Anyway, as you can tell, equipment will eventually break down, and there are three types of equipment failure: wear out failure, random failure, and infant mortality failure. Basically the chance of wear-out failure increases as time goes on, but it is actually possible to work out the chances of when such an item will fail (which I will get to) - this could be said is what happened in my first example. The second one, as you can guess, pretty much happens at anytime, and the causes are, well, completely random. As it turns out, that was what happened in my third example. The reason it isn't infant mortality failure is because that pretty much happens when it fails the moment you open the package - you could say that this is what the second example (or at least the experience of my friend in Hong Kong, but I suspect that has more to do with him being ripped off as opposed to any inherent fault with the device, but then again, not having any insides could be considered a form of failure).
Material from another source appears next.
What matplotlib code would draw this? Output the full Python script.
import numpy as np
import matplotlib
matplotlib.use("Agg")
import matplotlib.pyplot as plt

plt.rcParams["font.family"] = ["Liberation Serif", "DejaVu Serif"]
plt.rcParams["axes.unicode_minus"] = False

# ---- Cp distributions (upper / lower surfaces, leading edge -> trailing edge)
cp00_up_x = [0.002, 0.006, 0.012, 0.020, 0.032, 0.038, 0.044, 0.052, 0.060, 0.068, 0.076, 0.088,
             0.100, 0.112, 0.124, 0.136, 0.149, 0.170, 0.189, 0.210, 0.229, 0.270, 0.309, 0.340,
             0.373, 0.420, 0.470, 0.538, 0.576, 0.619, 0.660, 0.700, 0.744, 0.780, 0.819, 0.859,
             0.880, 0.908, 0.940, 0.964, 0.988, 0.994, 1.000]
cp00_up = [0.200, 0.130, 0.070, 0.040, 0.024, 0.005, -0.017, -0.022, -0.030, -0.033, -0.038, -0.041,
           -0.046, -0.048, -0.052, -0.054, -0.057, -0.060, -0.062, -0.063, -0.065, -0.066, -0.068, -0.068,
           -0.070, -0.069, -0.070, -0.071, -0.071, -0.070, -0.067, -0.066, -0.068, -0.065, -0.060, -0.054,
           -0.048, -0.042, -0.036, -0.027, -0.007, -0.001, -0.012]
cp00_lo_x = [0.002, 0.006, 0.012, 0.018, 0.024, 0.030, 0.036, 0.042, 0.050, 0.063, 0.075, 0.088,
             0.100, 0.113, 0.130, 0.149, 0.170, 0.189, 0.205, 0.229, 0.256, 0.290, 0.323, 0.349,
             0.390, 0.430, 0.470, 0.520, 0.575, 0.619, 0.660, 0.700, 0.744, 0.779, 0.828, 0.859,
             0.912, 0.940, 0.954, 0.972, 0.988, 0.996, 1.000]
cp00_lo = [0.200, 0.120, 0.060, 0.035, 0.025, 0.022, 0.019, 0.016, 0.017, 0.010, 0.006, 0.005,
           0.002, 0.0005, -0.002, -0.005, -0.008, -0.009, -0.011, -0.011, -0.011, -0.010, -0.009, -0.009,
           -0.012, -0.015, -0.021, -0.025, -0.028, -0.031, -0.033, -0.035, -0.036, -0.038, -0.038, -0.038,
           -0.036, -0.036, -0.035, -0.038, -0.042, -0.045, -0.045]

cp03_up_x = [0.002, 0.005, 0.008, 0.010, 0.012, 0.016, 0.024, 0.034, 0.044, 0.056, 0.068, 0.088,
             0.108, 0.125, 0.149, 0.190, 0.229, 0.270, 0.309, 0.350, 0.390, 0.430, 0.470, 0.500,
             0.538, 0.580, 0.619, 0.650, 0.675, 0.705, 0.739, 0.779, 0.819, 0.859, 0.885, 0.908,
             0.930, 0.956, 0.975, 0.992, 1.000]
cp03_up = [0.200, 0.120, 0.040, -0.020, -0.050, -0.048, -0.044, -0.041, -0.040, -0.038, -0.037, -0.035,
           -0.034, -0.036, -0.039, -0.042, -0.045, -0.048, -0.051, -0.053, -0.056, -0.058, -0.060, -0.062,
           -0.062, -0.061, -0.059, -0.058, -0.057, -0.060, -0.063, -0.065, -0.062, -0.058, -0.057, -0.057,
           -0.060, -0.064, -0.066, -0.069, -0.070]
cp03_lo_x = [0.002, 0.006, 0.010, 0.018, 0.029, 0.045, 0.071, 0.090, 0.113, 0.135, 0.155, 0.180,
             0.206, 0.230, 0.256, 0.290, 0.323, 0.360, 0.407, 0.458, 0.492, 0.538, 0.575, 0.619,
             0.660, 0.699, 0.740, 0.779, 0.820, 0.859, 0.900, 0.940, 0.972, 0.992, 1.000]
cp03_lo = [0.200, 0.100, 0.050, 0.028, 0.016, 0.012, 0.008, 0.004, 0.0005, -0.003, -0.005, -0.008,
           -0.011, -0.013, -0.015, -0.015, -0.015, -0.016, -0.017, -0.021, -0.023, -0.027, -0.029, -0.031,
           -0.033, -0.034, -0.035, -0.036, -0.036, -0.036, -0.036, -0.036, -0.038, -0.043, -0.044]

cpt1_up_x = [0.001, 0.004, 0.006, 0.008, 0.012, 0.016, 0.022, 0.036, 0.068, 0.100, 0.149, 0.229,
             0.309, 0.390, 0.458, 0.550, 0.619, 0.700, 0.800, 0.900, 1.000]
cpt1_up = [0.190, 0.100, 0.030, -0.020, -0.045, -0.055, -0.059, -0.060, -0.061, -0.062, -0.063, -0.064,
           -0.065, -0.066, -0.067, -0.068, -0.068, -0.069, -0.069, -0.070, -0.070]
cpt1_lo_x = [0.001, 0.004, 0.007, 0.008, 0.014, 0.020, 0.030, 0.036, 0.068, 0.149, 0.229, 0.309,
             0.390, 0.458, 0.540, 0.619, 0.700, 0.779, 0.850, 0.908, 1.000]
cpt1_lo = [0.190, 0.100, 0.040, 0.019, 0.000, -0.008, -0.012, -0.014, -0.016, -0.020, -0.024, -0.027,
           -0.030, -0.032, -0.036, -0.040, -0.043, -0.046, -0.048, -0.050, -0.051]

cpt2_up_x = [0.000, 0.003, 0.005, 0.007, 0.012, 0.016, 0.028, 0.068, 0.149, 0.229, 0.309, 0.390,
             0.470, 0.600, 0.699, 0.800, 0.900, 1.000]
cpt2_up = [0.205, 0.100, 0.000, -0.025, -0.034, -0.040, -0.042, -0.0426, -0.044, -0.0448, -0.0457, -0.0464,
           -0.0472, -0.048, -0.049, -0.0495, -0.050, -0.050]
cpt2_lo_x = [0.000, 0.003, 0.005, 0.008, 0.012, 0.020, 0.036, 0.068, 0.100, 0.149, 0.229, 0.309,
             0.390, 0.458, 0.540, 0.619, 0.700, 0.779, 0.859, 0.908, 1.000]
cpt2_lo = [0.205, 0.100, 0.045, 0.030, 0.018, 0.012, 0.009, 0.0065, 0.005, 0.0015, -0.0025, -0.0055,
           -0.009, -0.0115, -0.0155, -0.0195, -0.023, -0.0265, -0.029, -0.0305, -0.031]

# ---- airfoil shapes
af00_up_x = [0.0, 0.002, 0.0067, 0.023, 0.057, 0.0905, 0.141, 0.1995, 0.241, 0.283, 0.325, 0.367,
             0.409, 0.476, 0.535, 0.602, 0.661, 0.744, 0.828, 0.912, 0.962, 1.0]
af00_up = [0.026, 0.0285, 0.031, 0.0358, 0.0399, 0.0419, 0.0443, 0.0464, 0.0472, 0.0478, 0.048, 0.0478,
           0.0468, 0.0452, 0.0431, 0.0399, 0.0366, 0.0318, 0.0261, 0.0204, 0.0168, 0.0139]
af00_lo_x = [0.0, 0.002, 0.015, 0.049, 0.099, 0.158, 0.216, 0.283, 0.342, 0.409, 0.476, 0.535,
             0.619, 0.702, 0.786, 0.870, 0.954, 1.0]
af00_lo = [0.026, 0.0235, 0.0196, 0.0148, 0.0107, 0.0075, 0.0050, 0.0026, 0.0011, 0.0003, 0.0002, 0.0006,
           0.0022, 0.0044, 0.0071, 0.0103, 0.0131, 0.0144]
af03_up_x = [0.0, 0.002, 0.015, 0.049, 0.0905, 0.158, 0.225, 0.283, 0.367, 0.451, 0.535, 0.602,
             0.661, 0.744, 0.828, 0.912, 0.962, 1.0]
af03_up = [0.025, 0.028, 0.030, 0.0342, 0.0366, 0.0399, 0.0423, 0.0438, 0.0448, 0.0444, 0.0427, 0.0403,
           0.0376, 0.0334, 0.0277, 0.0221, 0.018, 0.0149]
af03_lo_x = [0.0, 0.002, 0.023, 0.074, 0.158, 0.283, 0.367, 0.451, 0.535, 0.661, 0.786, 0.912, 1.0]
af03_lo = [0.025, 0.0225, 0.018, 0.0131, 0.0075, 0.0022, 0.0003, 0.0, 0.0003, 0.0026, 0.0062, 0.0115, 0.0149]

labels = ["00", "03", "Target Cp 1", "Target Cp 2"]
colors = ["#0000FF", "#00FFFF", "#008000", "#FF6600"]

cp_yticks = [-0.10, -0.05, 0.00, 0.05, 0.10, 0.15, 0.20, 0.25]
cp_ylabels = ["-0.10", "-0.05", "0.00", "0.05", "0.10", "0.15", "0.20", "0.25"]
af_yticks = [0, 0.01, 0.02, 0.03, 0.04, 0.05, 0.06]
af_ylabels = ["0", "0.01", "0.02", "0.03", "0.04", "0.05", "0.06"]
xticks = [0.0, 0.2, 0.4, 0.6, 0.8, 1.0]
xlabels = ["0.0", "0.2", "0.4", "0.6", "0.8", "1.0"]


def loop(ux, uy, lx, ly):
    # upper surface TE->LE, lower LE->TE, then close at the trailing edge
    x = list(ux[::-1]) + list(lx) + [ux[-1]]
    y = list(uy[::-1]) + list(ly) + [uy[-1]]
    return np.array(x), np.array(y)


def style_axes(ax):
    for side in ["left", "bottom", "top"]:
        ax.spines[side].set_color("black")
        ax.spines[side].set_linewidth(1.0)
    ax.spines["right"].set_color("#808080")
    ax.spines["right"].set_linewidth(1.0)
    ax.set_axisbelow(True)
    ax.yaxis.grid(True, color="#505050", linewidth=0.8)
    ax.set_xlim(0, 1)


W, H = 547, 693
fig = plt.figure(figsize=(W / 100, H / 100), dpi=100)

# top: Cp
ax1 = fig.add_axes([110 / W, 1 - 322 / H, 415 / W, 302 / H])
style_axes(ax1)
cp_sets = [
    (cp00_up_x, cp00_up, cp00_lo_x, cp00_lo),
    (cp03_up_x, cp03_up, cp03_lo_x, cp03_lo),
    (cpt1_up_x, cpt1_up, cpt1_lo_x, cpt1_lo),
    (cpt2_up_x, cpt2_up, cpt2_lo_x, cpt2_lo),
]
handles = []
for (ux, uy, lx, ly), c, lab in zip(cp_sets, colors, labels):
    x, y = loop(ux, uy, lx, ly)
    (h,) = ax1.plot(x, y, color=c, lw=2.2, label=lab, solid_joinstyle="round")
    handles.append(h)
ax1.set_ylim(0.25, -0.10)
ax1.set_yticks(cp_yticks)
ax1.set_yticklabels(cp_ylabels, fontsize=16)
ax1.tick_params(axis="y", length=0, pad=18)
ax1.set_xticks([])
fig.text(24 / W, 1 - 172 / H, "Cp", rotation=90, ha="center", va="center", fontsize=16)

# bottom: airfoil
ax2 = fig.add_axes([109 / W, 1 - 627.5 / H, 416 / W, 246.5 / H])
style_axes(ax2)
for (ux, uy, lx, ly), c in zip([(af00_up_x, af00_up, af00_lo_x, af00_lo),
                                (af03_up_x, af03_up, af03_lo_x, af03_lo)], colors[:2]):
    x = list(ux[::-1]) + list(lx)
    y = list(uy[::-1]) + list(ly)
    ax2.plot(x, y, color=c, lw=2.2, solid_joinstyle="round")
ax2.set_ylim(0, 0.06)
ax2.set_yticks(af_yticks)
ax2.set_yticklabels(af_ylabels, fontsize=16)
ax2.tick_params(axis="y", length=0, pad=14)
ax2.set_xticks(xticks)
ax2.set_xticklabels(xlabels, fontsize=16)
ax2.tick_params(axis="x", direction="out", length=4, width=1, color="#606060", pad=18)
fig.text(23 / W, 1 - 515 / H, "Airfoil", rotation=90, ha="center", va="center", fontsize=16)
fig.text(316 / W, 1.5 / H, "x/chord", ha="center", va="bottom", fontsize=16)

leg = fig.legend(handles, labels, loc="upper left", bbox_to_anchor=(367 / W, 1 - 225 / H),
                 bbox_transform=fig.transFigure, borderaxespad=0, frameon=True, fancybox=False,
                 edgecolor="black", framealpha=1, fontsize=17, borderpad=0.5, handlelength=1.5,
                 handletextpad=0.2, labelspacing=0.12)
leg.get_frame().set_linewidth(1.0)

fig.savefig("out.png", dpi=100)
Anyway, you can graph these types of failures, and when you combine them they produce what is called a 'bathtub curve' namely because it is shaped like a bathtub:


Honestly, there is probably little one can do with regards to random failure. Sure you can purchase extended warranties, and in fact a lot of devices come with warranties as is, and if it does fail within the period of the warranty, then I would certainly recommend calling on the warranty. For wear-out failure, well, that is always going to happen - the second law of thermodynamics sort of attests to that. However, one way of dealing with it is by making sure that wear-out failure only occurs around the time when we are basically going to be throwing the thing out anyway due to obsolescence. As for infant mortality, well, manufacturers now run stress tests on their devices to make sure that they can detect such failures, and then toss out such devices before they actually reach the market.
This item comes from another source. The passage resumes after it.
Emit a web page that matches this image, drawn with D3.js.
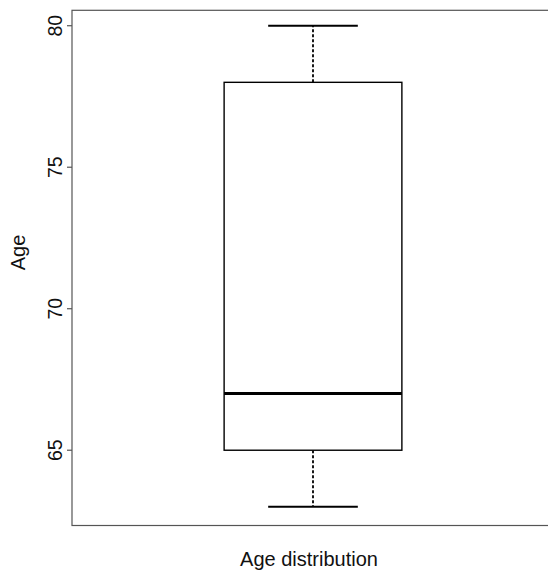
<!DOCTYPE html>
<html>
<head>
<meta charset="utf-8">
<script src="https://cdn.jsdelivr.net/npm/d3@7"></script>
<style>
  html, body { margin: 0; padding: 0; background: #fff; }
  svg { display: block; font-family: "Liberation Sans", Arial, Helvetica, sans-serif; }
</style>
</head>
<body>
<svg id="chart" width="548" height="574"></svg>
<script>
// Five-number summary of the age sample
const groups = ["Age distribution"];
const whiskerLow = [63];
const lowerQuartile = [65];
const medians = [67];
const upperQuartile = [78];
const whiskerHigh = [80];
const yTicks = [65, 70, 75, 80];

const width = 548, height = 574;
const plot = { left: 72, right: 554, top: 10.3, bottom: 525.5 };

const svg = d3.select("#chart");

// y scale: fixed so 65 and 80 land on their tick rows
const y = d3.scaleLinear().domain([62.34, 80.545]).range([plot.bottom, plot.top]);
// single-box x scale, as in a base boxplot (0.5 .. 1.5)
const x = d3.scaleLinear().domain([0.5, 1.5]).range([plot.left, plot.right]);
const boxHalf = 0.1844;
const capHalf = 0.093;

// plot frame
svg.append("rect")
  .attr("x", plot.left).attr("y", plot.top)
  .attr("width", plot.right - plot.left).attr("height", plot.bottom - plot.top)
  .attr("fill", "none").attr("stroke", "#555").attr("stroke-width", 1.2);

// y axis ticks and rotated labels
const yAxis = svg.append("g");
yTicks.forEach(t => {
  yAxis.append("line")
    .attr("x1", plot.left - 5).attr("x2", plot.left)
    .attr("y1", y(t)).attr("y2", y(t))
    .attr("stroke", "#555").attr("stroke-width", 1.2);
  yAxis.append("text")
    .attr("transform", `translate(${plot.left - 10},${y(t)}) rotate(-90)`)
    .attr("text-anchor", "middle")
    .attr("font-size", 19.5)
    .attr("fill", "#111")
    .text(t);
});

// boxes
groups.forEach((g, i) => {
  const cx = i + 1;
  const gg = svg.append("g");
  // whiskers (dashed)
  gg.append("line")
    .attr("x1", x(cx)).attr("x2", x(cx))
    .attr("y1", y(upperQuartile[i])).attr("y2", y(whiskerHigh[i]))
    .attr("stroke", "#000").attr("stroke-width", 1.8).attr("stroke-dasharray", "3,2");
  gg.append("line")
    .attr("x1", x(cx)).attr("x2", x(cx))
    .attr("y1", y(lowerQuartile[i])).attr("y2", y(whiskerLow[i]))
    .attr("stroke", "#000").attr("stroke-width", 1.8).attr("stroke-dasharray", "3,2");
  // whisker caps
  [whiskerHigh[i], whiskerLow[i]].forEach(v => {
    gg.append("line")
      .attr("x1", x(cx - capHalf)).attr("x2", x(cx + capHalf))
      .attr("y1", y(v)).attr("y2", y(v))
      .attr("stroke", "#000").attr("stroke-width", 2);
  });
  // box
  gg.append("rect")
    .attr("x", x(cx - boxHalf)).attr("y", y(upperQuartile[i]))
    .attr("width", x(cx + boxHalf) - x(cx - boxHalf))
    .attr("height", y(lowerQuartile[i]) - y(upperQuartile[i]))
    .attr("fill", "#fff").attr("stroke", "#000").attr("stroke-width", 1.4);
  // median
  gg.append("line")
    .attr("x1", x(cx - boxHalf)).attr("x2", x(cx + boxHalf))
    .attr("y1", y(medians[i])).attr("y2", y(medians[i]))
    .attr("stroke", "#000").attr("stroke-width", 3);
});

// axis titles
svg.append("text")
  .attr("x", 309).attr("y", 566)
  .attr("text-anchor", "middle").attr("font-size", 20).attr("fill", "#111")
  .text(groups[0]);

svg.append("text")
  .attr("transform", "translate(25,252.5) rotate(-90)")
  .attr("text-anchor", "middle").attr("font-size", 20).attr("fill", "#111")
  .text("Age");
</script>
</body>
</html>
Now, like pretty much everything where electronic components are concerned, there is another value we need to take into consideration, and that is the Mean Time Between Failure (or MTBF). Now, this is the arithmetic mean which means that this is generally the case, but there will be devices that last longer, and others that don't, and it certainly doesn't mean that this is how long your device will last until it goes kaput (and it certainly won't go kaput the second that its usage goes over the MTBF). Anyway, say a hard drive has a MTBF of 57 years (or 500,000 hours) - this means that of 1000 drives, half will last longer, and half will last shorter. In another way, if you divide 500,000 by 500 you get 1000 hours, which is 41 days, which means that out of those 500 drives, you can expect one to bite the dust every 41 days.

This is a bit of an extreme example

Let us have a look at some of the components that make up a computer and see how failure can be an issue:

Capacitor: Now, capacitors are one of the five basic electronic components (transistor, resistor, inductor, and diode are the others) and they basically store electricity, albeit for a short period of time. They are generally used to smooth out electrical flow, or to induce delays, though they also make up the computer's RAM. In the older days (that is pre-2000s) capacitors had the tendency to leak, corrode, or even burst, and that could cause problems in your system. However, these days they are much more reliable, and generally are able to withstand a lot more than they used to.
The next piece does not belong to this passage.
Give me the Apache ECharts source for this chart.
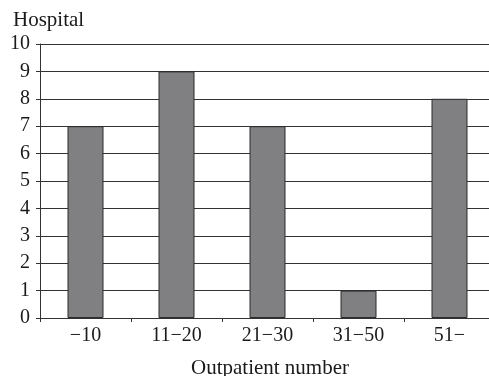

Cooling Fan: This has moving parts, so you can be assured there is always going to be a chance that this will bust. Once again, quality does do better with price, though fortunately if your cooling fan fails the computer will probably shut down prior to there being any permanent damage done to your system. However, we do need to make sure that it is configured problem because there is the issue, particularly with tower cases where the motherboard is sitting vertically, that if it, or the heatsink, isn't secured properly it could become lose, or even fall off. Also, having enough space in the case to allow good airflow also helps.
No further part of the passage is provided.